### YOUR TASK
Starting at the first line of the listing below, repeat each line exactly until the line containing "plt.rcParams['font.family'] = ['Liberation", which you include. Leave out pictures.

### DATASET SECTION
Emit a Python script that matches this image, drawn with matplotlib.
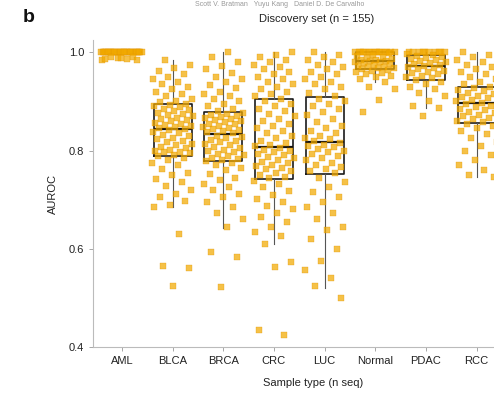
import numpy as np
import matplotlib
matplotlib.use("Agg")
import matplotlib.pyplot as plt

plt.rcParams['font.family'] = ['Liberation Sans', 'DejaVu Sans']

categories = ["AML", "BLCA", "BRCA", "CRC", "LUC", "Normal", "PDAC", "RCC"]

aml = [1.0] * 32 + [0.99, 0.988, 0.985, 0.986, 0.99, 0.984, 0.989, 0.987]
blca = [0.984, 0.975, 0.968, 0.962, 0.955, 0.95, 0.945, 0.94, 0.935, 0.93, 0.925, 0.92, 0.915,
        0.91, 0.905, 0.90, 0.898, 0.895, 0.893,
        0.89, 0.888, 0.885, 0.882, 0.88, 0.877, 0.875, 0.872, 0.87, 0.867, 0.864, 0.862, 0.86,
        0.857, 0.855, 0.852, 0.85, 0.848, 0.846, 0.844,
        0.842, 0.838, 0.835, 0.832, 0.83, 0.826, 0.823, 0.82, 0.817, 0.814, 0.811, 0.808, 0.805,
        0.802, 0.80, 0.798, 0.796, 0.794, 0.791, 0.789,
        0.785, 0.78, 0.775, 0.77, 0.762, 0.755, 0.75, 0.742, 0.735, 0.728, 0.72, 0.712, 0.705,
        0.698, 0.69, 0.685, 0.63, 0.565, 0.56, 0.525]
brca = [1.0, 0.99, 0.98, 0.972, 0.965, 0.958, 0.95, 0.945, 0.94, 0.933, 0.927, 0.92, 0.915, 0.91,
        0.905, 0.9, 0.895, 0.89, 0.885, 0.88,
        0.876, 0.874, 0.872, 0.87, 0.868, 0.866, 0.864, 0.862, 0.86, 0.858, 0.855, 0.853, 0.85,
        0.848, 0.845, 0.843, 0.841, 0.839, 0.837, 0.835,
        0.83, 0.828, 0.825, 0.822, 0.82, 0.817, 0.814, 0.811, 0.808, 0.805, 0.802, 0.799, 0.796,
        0.793, 0.79, 0.788, 0.785, 0.783, 0.781, 0.779,
        0.775, 0.77, 0.765, 0.76, 0.752, 0.745, 0.74, 0.732, 0.725, 0.72, 0.712, 0.705, 0.695,
        0.685, 0.672, 0.66, 0.645, 0.593, 0.583, 0.522]
crc = [1.0, 0.995, 0.99, 0.985, 0.98, 0.975, 0.97, 0.965, 0.96, 0.955, 0.95, 0.945, 0.94, 0.935,
       0.93, 0.925, 0.92, 0.915, 0.91, 0.905,
       0.9, 0.895, 0.89, 0.885, 0.88, 0.875, 0.87, 0.865, 0.86, 0.855, 0.85, 0.845, 0.84, 0.835,
       0.83, 0.825, 0.82, 0.816, 0.812, 0.809,
       0.805, 0.802, 0.799, 0.796, 0.793, 0.79, 0.787, 0.784, 0.78, 0.777, 0.774, 0.771, 0.768,
       0.765, 0.762, 0.758, 0.754, 0.75, 0.747, 0.744,
       0.738, 0.732, 0.725, 0.718, 0.71, 0.702, 0.695, 0.688, 0.68, 0.672, 0.665, 0.655, 0.645,
       0.635, 0.625, 0.61, 0.573, 0.563, 0.435, 0.425]
luc = [1.0, 0.995, 0.99, 0.985, 0.98, 0.975, 0.97, 0.965, 0.96, 0.955, 0.95, 0.945, 0.94, 0.935,
       0.93, 0.925, 0.918, 0.912,
       0.905, 0.9, 0.895, 0.89, 0.885, 0.878, 0.872, 0.865, 0.858, 0.85, 0.845, 0.84, 0.835, 0.83,
       0.826, 0.823, 0.82,
       0.815, 0.812, 0.81, 0.807, 0.804, 0.8, 0.796, 0.792, 0.788, 0.784, 0.78, 0.775, 0.77,
       0.766, 0.762, 0.758, 0.754,
       0.745, 0.735, 0.725, 0.715, 0.705, 0.695, 0.685, 0.672, 0.66, 0.645, 0.638, 0.62, 0.6,
       0.575, 0.557, 0.54, 0.525, 0.5]
normal = [1.0] * 15 + [0.998, 0.995, 0.993, 0.99, 0.988, 0.986, 0.985, 0.984, 0.983, 0.982, 0.981,
                       0.98, 0.978, 0.976, 0.975, 0.973, 0.971, 0.97, 0.968, 0.967, 0.966, 0.964,
                       0.962, 0.96, 0.957, 0.955, 0.952, 0.95, 0.945, 0.94, 0.93, 0.925, 0.902,
                       0.878]
pdac = [1.0] * 10 + [0.997, 0.995, 0.993, 0.99, 0.988, 0.986, 0.984, 0.982, 0.98, 0.978, 0.976,
                     0.974, 0.972, 0.97, 0.968, 0.965, 0.962, 0.96, 0.957, 0.955, 0.952, 0.95,
                     0.947, 0.944, 0.94, 0.935, 0.93, 0.925, 0.918, 0.91, 0.9, 0.89, 0.886, 0.87]
rcc = [1.0, 0.995, 0.99, 0.985, 0.98, 0.975, 0.97, 0.965, 0.96, 0.955, 0.95, 0.945, 0.94, 0.935,
       0.93, 0.927, 0.924, 0.921, 0.918, 0.915, 0.912, 0.909, 0.906, 0.903, 0.9, 0.897, 0.894,
       0.891, 0.888, 0.885, 0.882, 0.879, 0.876, 0.873, 0.87, 0.867, 0.864, 0.861, 0.858, 0.855,
       0.85, 0.845, 0.84, 0.833, 0.825, 0.818, 0.81, 0.8, 0.79, 0.78, 0.77, 0.76, 0.75, 0.746]
values = [aml, blca, brca, crc, luc, normal, pdac, rcc]

# box statistics
q1 = [1.0, 0.788, 0.778, 0.742, 0.752, 0.966, 0.943, 0.856]
med = [1.0, 0.843, 0.833, 0.807, 0.817, 0.982, 0.972, 0.896]
q3 = [1.0, 0.894, 0.878, 0.905, 0.908, 1.0, 0.995, 0.929]
whislo = [1.0, 0.685, 0.642, 0.61, 0.52, 0.94, 0.886, 0.746]
whishi = [1.0, 0.984, 1.0, 1.0, 1.0, 1.0, 1.0, 1.0]

title = "Discovery set (n = 155)"
ylabel = "AUROC"
xlabel = "Sample type (n seq)"

fig = plt.figure(figsize=(4.94, 3.94), dpi=100)
ax = fig.add_axes([93 / 494, 47 / 394, 414 / 494, 307 / 394])

stats = []
for i, c in enumerate(categories):
    stats.append(dict(label=c, q1=q1[i], med=med[i], q3=q3[i],
                      whislo=whislo[i], whishi=whishi[i], fliers=[]))
ax.bxp(stats, positions=range(len(categories)), widths=0.75, showcaps=False,
       showfliers=False, patch_artist=False,
       boxprops=dict(color='#1a1a1a', linewidth=1.2),
       medianprops=dict(color='#111111', linewidth=1.6),
       whiskerprops=dict(color='#555555', linewidth=0.8), zorder=1)

for i, vals in enumerate(values):
    n = len(vals)
    offs = ((np.arange(n) * 0.6180339887 + 0.31 * i) % 1.0 - 0.5) * 0.82
    ax.scatter(i + offs, vals, s=14, marker='s', color='#F2AA00', alpha=0.72,
               edgecolors='#E39400', linewidths=0.3, zorder=2)

ax.set_xlim(-0.57, 7.6)
ax.set_ylim(0.4, 1.025)
ax.set_yticks([0.4, 0.6, 0.8, 1.0])
ax.set_yticklabels(["0.4", "0.6", "0.8", "1.0"])
ax.set_xticks(range(len(categories)))
ax.set_xticklabels(categories)
for s in ['top', 'right']:
    ax.spines[s].set_visible(False)
for s in ['left', 'bottom']:
    ax.spines[s].set_color('#bbbbbb')
    ax.spines[s].set_linewidth(0.8)
ax.tick_params(axis='both', colors='#222222', labelsize=8, length=3, width=0.6)
ax.tick_params(axis='both', color='#999999')
ax.set_ylabel(ylabel, fontsize=8, color='#222222', labelpad=8)

fig.text(317 / 494, 1 - 19 / 394, title, ha='center', va='center', fontsize=8, color='#222222')
fig.text(313 / 494, 1 - 383 / 394, xlabel, ha='center', va='center', fontsize=8, color='#222222')
fig.text(29 / 494, 1 - 17 / 394, "b", ha='center', va='center', fontsize=14,
         fontweight='bold', color='#111111')
fig.text(280 / 494, 1 - 4 / 394, "Scott V. Bratman   Yuyu Kang   Daniel D. De Carvalho",
         ha='center', va='center', fontsize=5, color='#999999')

fig.savefig("out.png", dpi=100)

### TASK SOLUTION
Emit a Python script that matches this image, drawn with matplotlib.
import numpy as np
import matplotlib
matplotlib.use("Agg")
import matplotlib.pyplot as plt

plt.rcParams['font.family'] = ['Liberation Sans', 'DejaVu Sans']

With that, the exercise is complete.